On my drive to pick up my son I was on the verge of tears for a reason really unclear to me. It was my PMS reaction to the day. Yesterday I almost said something I would have never been able to take back. Could have been a good thing but it could have been ALL bad. But after a long chain of text messages to a friend who was not hormonally challenged, I was able to put myself back in check.

So, if you happen to talk to or see me this week, please be kind. I’m in a PMS state of mind.


I like to call it MySpace shadowing… January 11, 2008

We’ve all done it, at one time or another. Some people will never admit to it. But, I’ll stand up straight, look all of you in the eyes, and say, “I MySpace stalk! You gotta problem with that?”

I actually do it way too often. I get bored very easily. And during certain parts of the year, I’m home a lot. So, what else is a gal to do? I have no crafts to keep my hands busy. I only post one or two blogs entries a day. I can’t talk on the phone all day. And, I’m new to this fab city I live in, so I can’t go harass a friend; that would require a drive to the Bay.
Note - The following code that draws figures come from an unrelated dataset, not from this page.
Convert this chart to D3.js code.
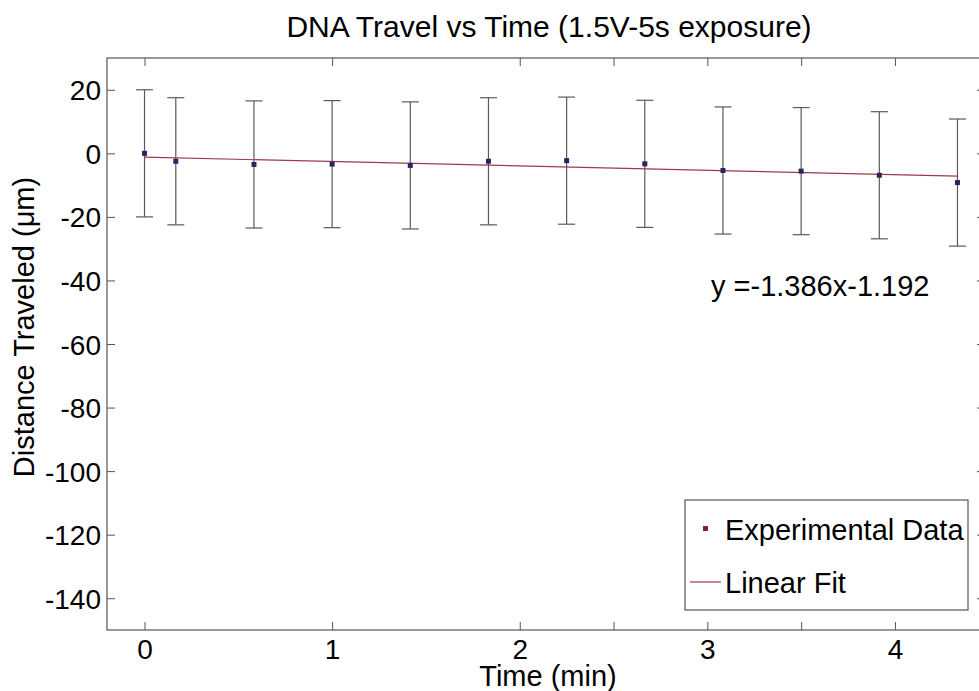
<!DOCTYPE html>
<html>
<head>
<meta charset="utf-8">
<script src="https://cdn.jsdelivr.net/npm/d3@7"></script>
<style>
  html, body { margin: 0; padding: 0; background: #fff; }
  svg { display: block; }
  text { font-family: "Liberation Sans", Arial, sans-serif; fill: #000; }
</style>
</head>
<body>
<svg id="chart" width="979" height="691"></svg>
<script>
// Measured travel of DNA over time, minutes vs micrometres
const timeMin = [0, 0.1667, 0.5833, 1.0, 1.4167, 1.8333, 2.25, 2.6667, 3.0833, 3.5, 3.9167, 4.3333];
const distance = [0, -2.5, -3.5, -3.4, -3.8, -2.5, -2.3, -3.3, -5.4, -5.6, -6.9, -9.2];
const errHalf = [20, 20, 20, 20, 20, 20, 20, 20, 20, 20, 20, 20];

// Linear fit y = slope * x + intercept
const fitSlope = -1.386;
const fitIntercept = -1.192;
const fitLabel = "y =-1.386x-1.192";

const xTicks = [0, 1, 2, 2.5, 3, 3.5, 4];
const xTickLabels = ["0", "1", "2", "", "3", "", "4"];
const yTicks = [-140, -120, -100, -80, -60, -40, -20, 0, 20];
const yTickLabels = ["-140", "-120", "-100", "-80", "-60", "-40", "-20", "0", "20"];

const titleText = "DNA Travel vs Time (1.5V-5s exposure)";
const xLabel = "Time (min)";
const yLabel = "Distance Traveled (\u03bcm)";
const legendLabels = ["Experimental Data", "Linear Fit"];

const svg = d3.select("#chart");
const plot = { left: 107, right: 985, top: 58, bottom: 630 };

const x = d3.scaleLinear().domain([-0.2, 4.48]).range([plot.left, plot.right]);
const y = d3.scaleLinear().domain([-150, 30]).range([plot.bottom, plot.top]);

const axisColor = "#555";
const tickFont = 28;
const textFont = 29;
const titleFont = 30;

// Frame of the axes box
svg.append("rect")
  .attr("x", plot.left).attr("y", plot.top)
  .attr("width", plot.right - plot.left).attr("height", plot.bottom - plot.top)
  .attr("fill", "#fff").attr("stroke", axisColor).attr("stroke-width", 1.2);

// Axes: ticks point inward on all four sides
function styleAxis(g) {
  g.select(".domain").remove();
  g.selectAll(".tick line").attr("stroke", axisColor).attr("stroke-width", 1);
  g.selectAll(".tick text")
    .style("font-family", '"Liberation Sans", Arial, sans-serif')
    .style("font-size", tickFont + "px")
    .attr("fill", "#000");
}

const xBottom = svg.append("g").attr("transform", `translate(0,${plot.bottom})`)
  .call(d3.axisBottom(x).tickValues(xTicks)
    .tickFormat((d, i) => xTickLabels[i]).tickSizeInner(-8).tickSizeOuter(0));
styleAxis(xBottom);
xBottom.selectAll(".tick text").attr("y", 9).attr("dy", "0.71em");

const xTop = svg.append("g").attr("transform", `translate(0,${plot.top})`)
  .call(d3.axisTop(x).tickValues(xTicks).tickFormat("").tickSizeInner(-8).tickSizeOuter(0));
styleAxis(xTop);

const yLeft = svg.append("g").attr("transform", `translate(${plot.left},0)`)
  .call(d3.axisLeft(y).tickValues(yTicks).tickFormat((d, i) => yTickLabels[i])
    .tickSizeInner(-8).tickSizeOuter(0));
styleAxis(yLeft);
yLeft.selectAll(".tick text").attr("x", -6).attr("dy", "0.36em");

const yRight = svg.append("g").attr("transform", `translate(${plot.right},0)`)
  .call(d3.axisRight(y).tickValues(yTicks).tickFormat("").tickSizeInner(-8).tickSizeOuter(0));
styleAxis(yRight);

// Error bars
const data = timeMin.map((t, i) => ({ t, d: distance[i], e: errHalf[i] }));
const capHalf = 8.5;
const eb = svg.append("g").attr("stroke", "#5a5a5a").attr("stroke-width", 1.2).attr("fill", "none");
eb.selectAll("line.v").data(data).join("line").attr("class", "v")
  .attr("x1", p => x(p.t)).attr("x2", p => x(p.t))
  .attr("y1", p => y(p.d + p.e)).attr("y2", p => y(p.d - p.e));
eb.selectAll("line.top").data(data).join("line").attr("class", "top")
  .attr("x1", p => x(p.t) - capHalf).attr("x2", p => x(p.t) + capHalf)
  .attr("y1", p => y(p.d + p.e)).attr("y2", p => y(p.d + p.e));
eb.selectAll("line.bot").data(data).join("line").attr("class", "bot")
  .attr("x1", p => x(p.t) - capHalf).attr("x2", p => x(p.t) + capHalf)
  .attr("y1", p => y(p.d - p.e)).attr("y2", p => y(p.d - p.e));

// Fitted line across the measured time span
const fitColor = "#9a3a4c";
const xs = d3.extent(timeMin);
const fitLine = d3.line().x(t => x(t)).y(t => y(fitSlope * t + fitIntercept));
svg.append("path").datum(xs)
  .attr("d", fitLine).attr("fill", "none").attr("stroke", fitColor).attr("stroke-width", 1.2);

// Data markers
const markerColor = "#2c2460";
const ms = 5;
svg.append("g").selectAll("rect").data(data).join("rect")
  .attr("x", p => x(p.t) - ms / 2).attr("y", p => y(p.d) - ms / 2)
  .attr("width", ms).attr("height", ms).attr("fill", markerColor);

// Fit equation
svg.append("text").attr("x", 711).attr("y", 296)
  .style("font-size", textFont + "px").text(fitLabel);

// Title and axis labels
svg.append("text").attr("x", 549).attr("y", 37).attr("text-anchor", "middle")
  .style("font-size", titleFont + "px").text(titleText);
svg.append("text").attr("x", 548).attr("y", 686).attr("text-anchor", "middle")
  .style("font-size", textFont + "px").text(xLabel);
svg.append("text").attr("transform", "translate(34,327) rotate(-90)").attr("text-anchor", "middle")
  .style("font-size", textFont + "px").text(yLabel);

// Legend
const lg = svg.append("g");
lg.append("rect").attr("x", 685).attr("y", 500).attr("width", 283).attr("height", 110)
  .attr("fill", "#fff").attr("stroke", axisColor).attr("stroke-width", 1.2);
lg.append("rect").attr("x", 703).attr("y", 526).attr("width", 5).attr("height", 5).attr("fill", "#8b1c3c");
lg.append("text").attr("x", 725).attr("y", 540).style("font-size", textFont + "px").text(legendLabels[0]);
lg.append("line").attr("x1", 690).attr("x2", 721).attr("y1", 582).attr("y2", 582)
  .attr("stroke", fitColor).attr("stroke-width", 1.2);
lg.append("text").attr("x", 725).attr("y", 593).style("font-size", textFont + "px").text(legendLabels[1]);
</script>
</body>
</html>
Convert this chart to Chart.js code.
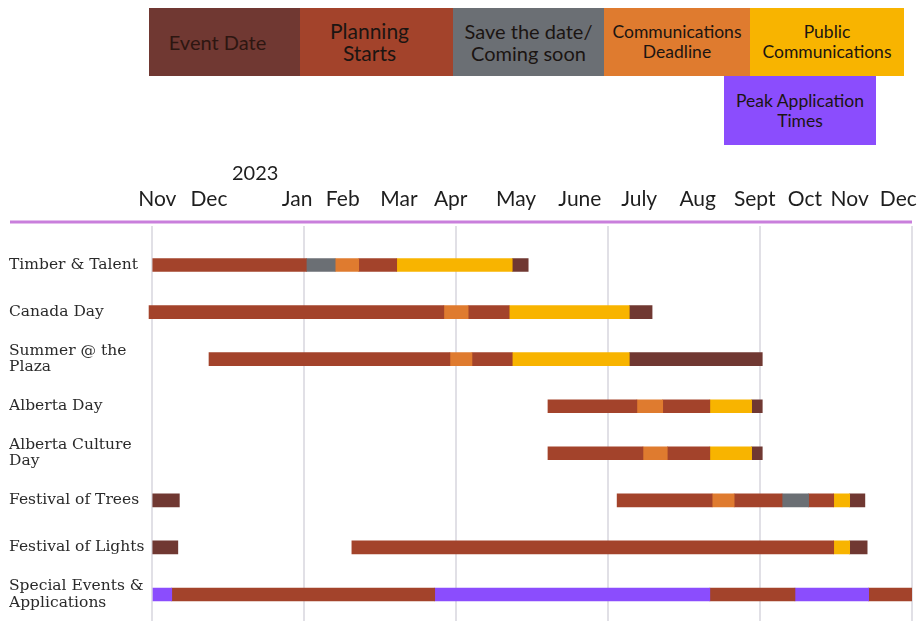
<!DOCTYPE html>
<html>
<head>
<meta charset="utf-8">
<title>Event planning timeline</title>
<script src="https://cdn.jsdelivr.net/npm/chart.js@4.4.1/dist/chart.umd.min.js"></script>
<style>
  body { margin: 0; background: #fff; }
  #wrap { position: relative; width: 923px; height: 621px; overflow: hidden; }
  #timeline { position: absolute; left: 0; top: 0; }
  .key {
    position: absolute; box-sizing: border-box;
    display: flex; align-items: center; justify-content: center; text-align: center;
    font-family: Lato, sans-serif; color: #1b1512; line-height: 21px;
  }
  .key:nth-child(1) { left: 149px; top: 8px; width: 151px; height: 68px; font-size: 20px; color: #2d1611; padding-right: 14px; }
  .key:nth-child(2) { left: 300px; top: 8px; width: 153px; height: 68px; font-size: 21px; line-height: 22px; padding-right: 14px; }
  .key:nth-child(3) { left: 453px; top: 8px; width: 151px; height: 68px; font-size: 20px; line-height: 22px; }
  .key:nth-child(4) { left: 604px; top: 8px; width: 146px; height: 68px; font-size: 17.5px; line-height: 20px; }
  .key:nth-child(5) { left: 750px; top: 8px; width: 154px; height: 68px; font-size: 17.5px; line-height: 20px; }
  .key:nth-child(6) { left: 724px; top: 76px; width: 152px; height: 69px; font-size: 17.5px; line-height: 20px; }
  #year { position: absolute; left: 232px; top: 160px; font: 20px Lato, sans-serif; color: #1e1e1e; }
</style>
</head>
<body>
<div id="wrap">
  <canvas id="timeline" width="923" height="621"></canvas>
  <div id="keys"></div>
  <div id="year">2023</div>
</div>
<script>
// timeline runs 0..100 across Nov 2022 - Dec 2023
const months = ['Nov', 'Dec', 'Jan', 'Feb', 'Mar', 'Apr', 'May', 'June', 'July', 'Aug', 'Sept', 'Oct', 'Nov', 'Dec'];
const monthPos = [0.7, 7.5, 19.1, 25.1, 32.5, 39.3, 47.9, 56.3, 64.1, 71.8, 79.3, 85.9, 91.8, 98.2];
const gridPos = [0, 20, 40, 60, 80, 100];

const events = [
  'Timber & Talent', 'Canada Day', ['Summer @ the', 'Plaza'], 'Alberta Day',
  ['Alberta Culture', 'Day'], 'Festival of Trees', 'Festival of Lights', ['Special Events &', 'Applications']
];

// phase keys: E event date, P planning, S save the date, C comms deadline,
// U public comms, A peak applications, null = gap
const phaseNames = {
  E: 'Event Date',
  P: ['Planning', 'Starts'],
  S: ['Save the date/', 'Coming soon'],
  C: ['Communications', 'Deadline'],
  U: ['Public', 'Communications'],
  A: ['Peak Application', 'Times']
};
const phaseColors = { E: '#703832', P: '#a3432b', S: '#6b6f74', C: '#df7b2f', U: '#f8b400', A: '#8b4dfd' };

const timberEdges = [0.1, 20.3, 24.1, 27.2, 32.2, 47.4, 49.5];
const timberPhases = ['P', 'S', 'C', 'P', 'U', 'E'];

const canadaEdges = [-0.4, 38.4, 41.6, 47.0, 62.8, 65.8];
const canadaPhases = ['P', 'C', 'P', 'U', 'E'];

const summerEdges = [7.5, 39.2, 42.1, 47.4, 62.8, 80.3];
const summerPhases = ['P', 'C', 'P', 'U', 'E'];

const albertaEdges = [52.1, 63.8, 67.2, 73.4, 78.9, 80.3];
const albertaPhases = ['P', 'C', 'P', 'U', 'E'];

const cultureEdges = [52.1, 64.6, 67.8, 73.4, 78.9, 80.3];
const culturePhases = ['P', 'C', 'P', 'U', 'E'];

const treesEdges = [0.1, 3.6, 61.2, 73.7, 76.6, 82.9, 86.4, 89.7, 91.8, 93.8];
const treesPhases = ['E', null, 'P', 'C', 'P', 'S', 'P', 'U', 'E'];

const lightsEdges = [0.1, 3.4, 26.3, 89.7, 91.8, 94.1];
const lightsPhases = ['E', null, 'P', 'U', 'E'];

const specialEdges = [0, 2.6, 37.2, 73.4, 84.6, 94.3, 100];
const specialPhases = ['A', 'P', 'A', 'P', 'A', 'P'];

const rowEdges = [timberEdges, canadaEdges, summerEdges, albertaEdges, cultureEdges, treesEdges, lightsEdges, specialEdges];
const rowPhases = [timberPhases, canadaPhases, summerPhases, albertaPhases, culturePhases, treesPhases, lightsPhases, specialPhases];

// colour key boxes above the chart
const keys = document.getElementById('keys');
Object.keys(phaseNames).forEach(k => {
  const box = document.createElement('div');
  box.className = 'key';
  box.style.background = phaseColors[k];
  const name = phaseNames[k];
  box.innerHTML = Array.isArray(name) ? name.join('<br>') : name;
  keys.appendChild(box);
});

// one floating bar per phase segment
const datasets = [];
rowEdges.forEach((edges, row) => {
  rowPhases[row].forEach((phase, i) => {
    if (!phase) return;
    datasets.push({
      data: [{ x: [edges[i], edges[i + 1]], y: row }],
      backgroundColor: phaseColors[phase],
      borderWidth: 0,
      barThickness: 13,
      grouped: false
    });
  });
});

// lilac rule under the month header
const headerRule = {
  id: 'headerRule',
  afterDraw(chart) {
    const { ctx, chartArea } = chart;
    ctx.save();
    ctx.strokeStyle = '#c97fdc';
    ctx.lineWidth = 3;
    ctx.beginPath();
    ctx.moveTo(10, chartArea.top - 4);
    ctx.lineTo(chartArea.right, chartArea.top - 4);
    ctx.stroke();
    ctx.restore();
  }
};

// keep tick labels from shrinking the plot area
const noPadding = s => { s.paddingLeft = s.paddingRight = s.paddingTop = s.paddingBottom = 0; };

new Chart(document.getElementById('timeline'), {
  type: 'bar',
  data: { datasets },
  options: {
    indexAxis: 'y',
    responsive: false,
    animation: false,
    layout: { padding: { left: 9, right: 11, top: 0, bottom: 0 } },
    plugins: { legend: { display: false }, tooltip: { enabled: false } },
    scales: {
      x: {
        type: 'linear', min: -0.5, max: 100, position: 'bottom', offset: false,
        afterBuildTicks: s => { s.ticks = gridPos.map(v => ({ value: v })); },
        afterFit: s => { s.height = 0; noPadding(s); },
        ticks: { display: false },
        grid: { color: '#e1e0e6', lineWidth: 2, drawTicks: false },
        border: { display: false }
      },
      x2: {
        type: 'linear', min: -0.5, max: 100, position: 'top', offset: false,
        afterBuildTicks: s => { s.ticks = monthPos.map(v => ({ value: v })); },
        afterFit: s => { s.height = 226; noPadding(s); },
        ticks: {
          autoSkip: false, maxRotation: 0, minRotation: 0, padding: 14,
          color: '#1e1e1e', font: { family: 'Lato', size: 21 },
          callback: (v, i) => months[i]
        },
        grid: { display: false, drawTicks: false },
        border: { display: false }
      },
      y: {
        type: 'linear', reverse: true, min: -0.829, max: 7.563, offset: false,
        afterBuildTicks: s => { s.ticks = events.map((_, i) => ({ value: i })); },
        afterFit: s => { s.width = 139.2; noPadding(s); },
        ticks: {
          crossAlign: 'far', color: '#2a2a2a',
          font: { family: 'DejaVu Serif', size: 15.5, lineHeight: 1.05 },
          callback: (v, i) => events[i]
        },
        grid: { display: false },
        border: { display: false }
      }
    }
  },
  plugins: [headerRule]
});
</script>
</body>
</html>
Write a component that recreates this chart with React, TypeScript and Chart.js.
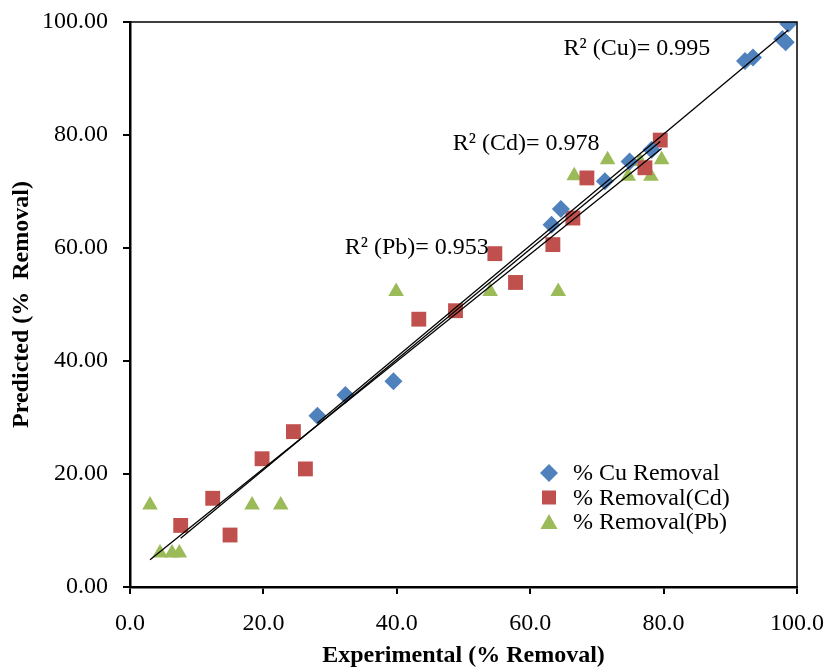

So, it is my only (YES IT IS MY ONLY!) option.

But, isn’t the purpose of a social networking site to check out the people in your neighborhood. And your friend’s neighborhood? And your friend’s friend’s neighborhood? And your friend’s friend’s friend’s neighborhood? As long as you’re not following people around and becoming friends with all of their friends, all is well. Right?

I’ll admit, I HATE when I get random messages about angels falling from heaven from men pretending to be French (if you are going to say you are from France, have some pictures of France, not Detroit, posted on your page). But, I’ll take the good with the bad if it means I can peek into someone else’s life, without: a. seeming creepy, b. hiding in the bushes, or c. getting arrested.

Let’s face it, I’m too little and cute for prison. Plus I wouldn’t be able to listen to Chris Brown all day. Or look at his MySpace page.